I need to wait until it is easy. There is a popular concept in the self-help world that says we will know our path because it will be easy. It will flow. It will feel like home. While there is some truth to that, it can be highly misinterpreted by our fearful defenders who want to stop taking risks. In reality, there will be more obstacles in the way of our purpose. Our childhood abusers will often target our biggest strengths to make sure we don’t develop the confidence to fight back. So our strengths are hindered under a pile of resistance (fear) and we have to travel through it. That doesn’t mean our purpose isn’t easy. If we are artists, we will find it easy to create. If we are writers, we will find it easy to express verbally.
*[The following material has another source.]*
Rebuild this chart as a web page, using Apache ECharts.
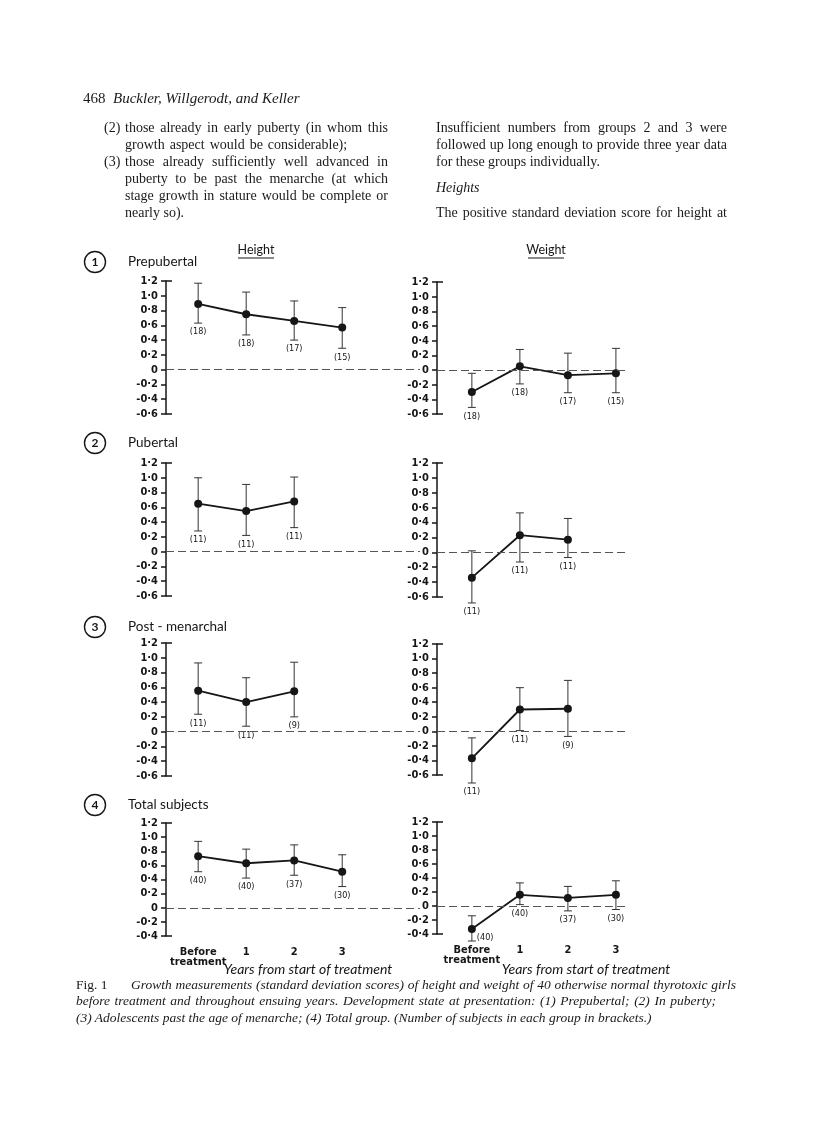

But to take our purpose to the level it is meant to be, there will be obstacles. Don’t let them stop you.
Take some time to understand how you are being ruled by your fear. What does it tell you? How does it convince you this isn’t the time to move forward with your plans? Let it express. But don’t let it be the only voice running the show. Pick a step. Take the step. Do the thing you have been putting off because it was too scary. You will have to push through inner and outer obstacles. It will take longer than you thought. But don’t give up. You deserve to live life on the other side of these fears. You are meant to be more.
Thank you Elisabeth, this resonates so much.
So…this is me. I often find myself feeling like I’m the only person who thinks a certain thing or sees things a certain way…and I will often convince myself to keep quiet or whatever for fear of rejection/looking stupid. I’ve been trying to share my ideas and thoughts more on some things (especially at work) and have been surprised at how open people can be at times…and maybe not everyone and that is always hard for me. I know logically that is normal, and probabaly quite good in terms of discussions being effective, but I still struggle with it in the moment and for hours (maybe even days) afterwards. I think it goes back to your point about always having someone tell me what to do…tell me what is right…what is wrong…what and who to avoid…etc. I’ve really only started thinking for myself recently…huge learning curve…and lots of trust in my abilities required! Thanks for this post ❤️
It is so hard to do what you are doing. But you are taking steps to heal yourself and stand up for yourself. And that’s amazing!
Hope your trip is going well, Elisabeth! Missing your posts. They have been a lifeline for me. Thank you. I wish more people understand trauma the way you do. My biggest struggle is that my trauma doesn’t necessarily look like trauma on the outside, yet the emotional wounds cut to the core of my being. Inner and outer voices condemn me for this, because I “didn’t have it that bad”. Okay, but then what? What is wrong with me then? Looking forward to hearing more from you.
Thank you Kathryn. My trip is going well. I am pushing myself in many new ways which is giving me lots of fodder for new posts soon. Try to let those inner parts who feel you “didn’t have it that bad” express in writing. It can help to detach from those views a bit so you can have more compassion for yourself about your emotions. It will also help you reject that invalidation from others too.
Thank you, Elisabeth, I will try that.